Orders to Withhold (OTW)

The FTB may also pursue involuntary collection actions, such as bank, wage, or asset levies. The FTB uses Orders to Withhold to seize money or assets from individuals and/or businesses with unpaid taxes in California. Orders to Withhold (OTW) are one-time orders, and if the FTB places an OTW on your bank account, the bank will freeze the funds for 10 days before sending them to the state. 

Continuous Orders to Withhold (COTW)

Perhaps more commonly, the FTB uses Continuous Orders to Withhold (COTW) to collect unpaid taxes from continuous payments such as rents, commissions, or scheduled installment payments from the sale of property or assets. COTWs attach to all rents, commissions, or scheduled payments, and the FTB can take 100% of the funds up to the amount due. The FTB can also attach a COTW for one year to 25% of any credits or payments due to taxpayers -- typically, this applies to self-employed people. 

California law requires the taxpayer to receive specific notices before the FTB may file a Notice of State Tax Lien or before taking any involuntary collection actions.
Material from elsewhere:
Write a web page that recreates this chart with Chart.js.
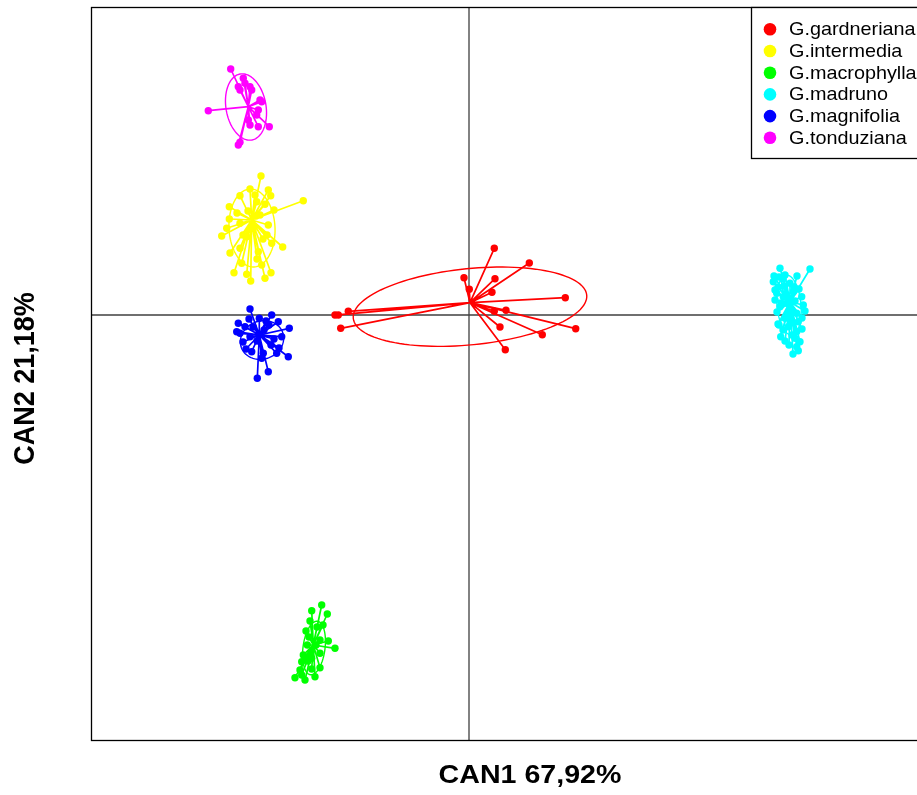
<!DOCTYPE html>
<html>
<head>
<meta charset="utf-8">
<script src="https://cdn.jsdelivr.net/npm/chart.js@4/dist/chart.umd.min.js"></script>
<style>
html,body{margin:0;padding:0;overflow:hidden;background:#fff;}
#c{position:absolute;left:0;top:0;}
</style>
</head>
<body>
<canvas id="c" width="1000" height="795"></canvas>
<script>
// ---- data (canonical scores) ----
const speciesNames = ["G.gardneriana","G.intermedia","G.macrophylla","G.madruno","G.magnifolia","G.tonduziana"];
const speciesColors = ["#FF0000","#FFFF00","#00FF00","#00FFFF","#0000FF","#FF00FF"];

const gardnerianaX = [2.53,6.03,-0.5,2.6,0.03,2.3,9.63,3.7,2.53,-12.07,-13.4,-13.07,-12.83,3.1,10.67,7.33,3.63];
const gardnerianaY = [6.67,5.2,3.73,3.63,2.57,2.27,1.73,0.47,0.37,0.37,0,0,-1.33,-1.2,-1.37,-1.97,-3.47];

const intermediaX = [-20.8,-20.07,-22.9,-19.83,-16.57,-23.97,-20.4,-21.23,-20.9,-23.97,-20.07,-24.23,-22.9,-24.73,-19.73,-18.63,-22.23,-22.9,-22.73,-20.73,-23.5,-22.23,-21.83,-20.4,-19.8,-21.57,-21.07,-21.3,-22.1,-20.6,-23.2,-21.9,-20.2,-22.6,-21.2,-23.9,-19.5,-21.4];
const intermediaY = [13.9,12.5,11.93,11.93,11.43,10.83,11.07,11.33,10.0,9.6,9.0,8.67,9.17,7.9,7.17,6.8,7.83,6.67,5.17,5.0,4.23,4.07,3.4,3.67,4.23,8.67,6.33,9.9,10.4,7.6,10.2,12.6,8.0,8.0,5.6,6.2,10.5,12.0];

const macrophyllaX = [-14.73,-15.73,-14.17,-16.3,-14.9,-14.07,-13.4,-16.17,-16.57,-16.73,-15.73,-14.9,-16.9,-15.73,-14.9,-16.73,-17.4,-15.4,-15.2,-16.0,-15.9,-14.6,-16.1,-15.3,-16.4];
const macrophyllaY = [-29.0,-29.57,-29.9,-31.6,-32.5,-32.6,-33.33,-33.0,-34.0,-34.67,-34.33,-33.83,-35.5,-35.4,-35.27,-36.0,-36.27,-36.17,-31.2,-32.2,-30.6,-31.0,-34.6,-33.0,-36.5];

const madrunoX = [31.1,34.1,31.6,30.43,32.1,30.6,32.43,31.43,33.27,30.6,33.43,31.1,32.1,32.77,31.6,32.93,31.93,31.17,32.77,32.6,33.1,32.77,32.93,30.77,31.77,31.0,32.5,31.9,30.9,33.3,32.3,31.5,30.5,31.4,32.8,30.9,33.0,31.2,32.6,30.8,31.4,32.2,31.6,32.0,33.3,32.4,31.0,33.6];
const madrunoY = [4.67,4.6,4.0,3.33,3.17,2.5,2.33,1.83,1.83,1.5,1.0,0.83,0.5,0.17,-0.33,-0.67,-1.17,-2.17,-1.67,-2.33,-2.67,-3.17,-3.57,2.17,1.17,3.8,2.8,0.0,-0.9,-0.3,-2.0,2.9,3.9,3.6,3.9,2.8,2.6,1.2,1.4,0.3,-1.5,-0.8,-2.6,-3.0,-1.4,-3.9,-1.0,0.4];

const magnifoliaX = [-21.9,-19.73,-20.97,-23.07,-19.07,-23.23,-17.97,-18.73,-22.4,-21.9,-21.73,-20.57,-19.23,-18.07,-20.73,-20.07,-21.17,-22.9,-20.5,-21.2,-19.8,-20.0,-22.0,-19.5,-22.6,-20.3,-19.0,-21.6,-22.3];
const magnifoliaY = [0.6,0,-0.33,-0.83,-0.67,-1.67,-1.33,-2.17,-1.17,-2.17,-3.67,-3.83,-3.83,-4.17,-4.33,-5.67,-6.33,-1.83,-1.5,-2.6,-3.0,-1.0,-0.4,-2.4,-2.7,-0.6,-3.3,-1.2,-3.4];

const tonduzianaX = [-23.83,-22.57,-22.4,-23.07,-21.9,-22.9,-21.73,-26.07,-20.9,-20.73,-21.07,-21.23,-21.9,-21.07,-19.97,-22.07,-23.07,-22.9];
const tonduzianaY = [24.6,23.67,23.17,22.83,22.83,22.5,22.5,20.43,21.5,21.33,20.5,20.0,19.0,18.83,18.83,19.5,17.0,17.27];

// group centroids (spoke origins)
const centerX = [0.1,-21.73,-15.57,32.1,-20.97,-22.07];
const centerY = [1.23,9.5,-33.0,1.3,-2.0,20.83];

// ellipses: centre, semi-axes, rotation (deg)
const ellCX = [0.1,-21.7,-15.5,32.0,-20.7,-22.3];
const ellCY = [0.83,8.7,-33.3,1.0,-2.5,20.8];
const ellA  = [11.73,3.9,2.7,3.0,2.2,3.35];
const ellB  = [3.81,2.3,1.1,1.2,1.9,2.0];
const ellAngle = [5.7,93,82.6,95,20,100];

const axisLabelX = "CAN1 67,92%";
const axisLabelY = "CAN2 21,18%";

// ---- build datasets ----
const xsAll = [gardnerianaX,intermediaX,macrophyllaX,madrunoX,magnifoliaX,tonduzianaX];
const ysAll = [gardnerianaY,intermediaY,macrophyllaY,madrunoY,magnifoliaY,tonduzianaY];
const datasets = speciesNames.map((name,i)=>({
  label: name,
  data: xsAll[i].map((x,j)=>({x:x,y:ysAll[i][j]})),
  backgroundColor: speciesColors[i],
  borderColor: speciesColors[i],
  pointRadius: 3.7,
  pointBorderWidth: 0,
  pointHoverRadius: 3.7
}));

const framePlugin = {
  id: 'frame',
  beforeDatasetsDraw(chart){
    const ctx = chart.ctx, a = chart.chartArea, sx = chart.scales.x, sy = chart.scales.y;
    ctx.save();
    // cross lines
    ctx.strokeStyle = '#404040';
    ctx.lineWidth = 1.3;
    const x0 = sx.getPixelForValue(0), y0 = sy.getPixelForValue(0);
    ctx.beginPath();
    ctx.moveTo(x0, a.top); ctx.lineTo(x0, a.bottom);
    ctx.moveTo(a.left, y0); ctx.lineTo(a.right, y0);
    ctx.stroke();
    // spokes and ellipses
    chart.data.datasets.forEach((ds,i)=>{
      const cx = sx.getPixelForValue(centerX[i]), cy = sy.getPixelForValue(centerY[i]);
      ctx.strokeStyle = speciesColors[i];
      ctx.lineWidth = 1.7;
      ctx.beginPath();
      ds.data.forEach(p=>{
        ctx.moveTo(cx,cy);
        ctx.lineTo(sx.getPixelForValue(p.x), sy.getPixelForValue(p.y));
      });
      ctx.stroke();
      const th = ellAngle[i]*Math.PI/180;
      ctx.lineWidth = 1.4;
      ctx.beginPath();
      for(let k=0;k<=120;k++){
        const t = k/120*2*Math.PI;
        const ex = ellCX[i] + ellA[i]*Math.cos(t)*Math.cos(th) - ellB[i]*Math.sin(t)*Math.sin(th);
        const ey = ellCY[i] + ellA[i]*Math.cos(t)*Math.sin(th) + ellB[i]*Math.sin(t)*Math.cos(th);
        const px = sx.getPixelForValue(ex), py = sy.getPixelForValue(ey);
        if(k===0) ctx.moveTo(px,py); else ctx.lineTo(px,py);
      }
      ctx.stroke();
    });
    ctx.restore();
  },
  afterDraw(chart){
    const ctx = chart.ctx, a = chart.chartArea;
    ctx.save();
    // plot frame
    ctx.strokeStyle = '#000';
    ctx.lineWidth = 1.3;
    ctx.strokeRect(Math.round(a.left)+0.5, Math.round(a.top)+0.5, a.right-a.left, a.bottom-a.top);
    // legend
    const lx = 751, ly = 7, lw = a.right - 751, lh = 151;
    ctx.fillStyle = '#fff';
    ctx.fillRect(lx, ly, lw, lh);
    ctx.strokeRect(lx+0.5, ly+0.5, lw, lh);
    chart.data.datasets.forEach((ds,i)=>{
      const yy = 29.3 + 21.7*i;
      ctx.fillStyle = speciesColors[i];
      ctx.beginPath(); ctx.arc(770, yy, 6.3, 0, 2*Math.PI); ctx.fill();
      ctx.save();
      ctx.translate(789, yy);
      ctx.scale(1.07,1);
      ctx.fillStyle = '#000';
      ctx.font = '18.5px "Liberation Sans", Arial, sans-serif';
      ctx.textBaseline = 'middle';
      ctx.textAlign = 'left';
      ctx.fillText(ds.label, 0, 1);
      ctx.restore();
    });
    // axis titles
    ctx.fillStyle = '#000';
    ctx.save();
    ctx.translate(530, 783);
    ctx.scale(1.1,1);
    ctx.font = 'bold 26px "Liberation Sans", Arial, sans-serif';
    ctx.textAlign = 'center';
    ctx.textBaseline = 'alphabetic';
    ctx.fillText(axisLabelX, 0, 0);
    ctx.restore();
    ctx.save();
    ctx.translate(34, 378.5);
    ctx.rotate(-Math.PI/2);
    ctx.scale(1,1.1);
    ctx.font = 'bold 27px "Liberation Sans", Arial, sans-serif';
    ctx.textAlign = 'center';
    ctx.textBaseline = 'alphabetic';
    ctx.fillText(axisLabelY, 0, 0);
    ctx.restore();
    ctx.restore();
  }
};

new Chart(document.getElementById('c'), {
  type: 'scatter',
  data: { datasets: datasets },
  options: {
    responsive: false,
    animation: false,
    devicePixelRatio: 1,
    layout: { padding: { left: 91, top: 7, right: 31, bottom: 55 } },
    plugins: { legend: { display: false }, tooltip: { enabled: false } },
    events: [],
    scales: {
      x: { type: 'linear', display: false, min: -37.8, max: 50.0 },
      y: { type: 'linear', display: false, min: -42.5, max: 30.8 }
    }
  },
  plugins: [framePlugin]
});
</script>
</body>
</html>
In the case of a tax lien filing, California law requires the FTB to mail notice to the taxpayer at least 30 days before the filing, stating the authority by which they are filing the lien and the procedures available to the taxpayer to prevent the tax lien filing. In the case of levies, California law only requires the FTB to provide a notice in writing at least 30 days before taking a levy action. If you have been issued a California FTB tax levy, you can view this detailed guide on removing FTB tax levies.

Earnings Withholding Order for Taxes (EWOT)

The FTB may also issue an Earnings Withholding Order for Taxes (EWOT). Similar to a wage garnishment, these orders get sent to your employer, and then, they must withhold a portion of your paycheck to send to the FTB. You may face an EWOT in the following situations:

  • You haven't responded to a demand for payment. 
  • You promised to pay and didn't. 
  • You have a history of late tax payments or delinquent returns. 
  • You didn't make a full disclosure of your financial situation as requested. 
  • You have defaulted on an installment agreement. 

Usually, the FTB only tells your employer to withhold up to 25%. If the FTB wants more or if the agency wants to take wages from a non-liable spouse, they must get court approval. Note that private creditors always need court approval for wage garnishments, but the FTB doesn't need court approval to garnish 25% or less. 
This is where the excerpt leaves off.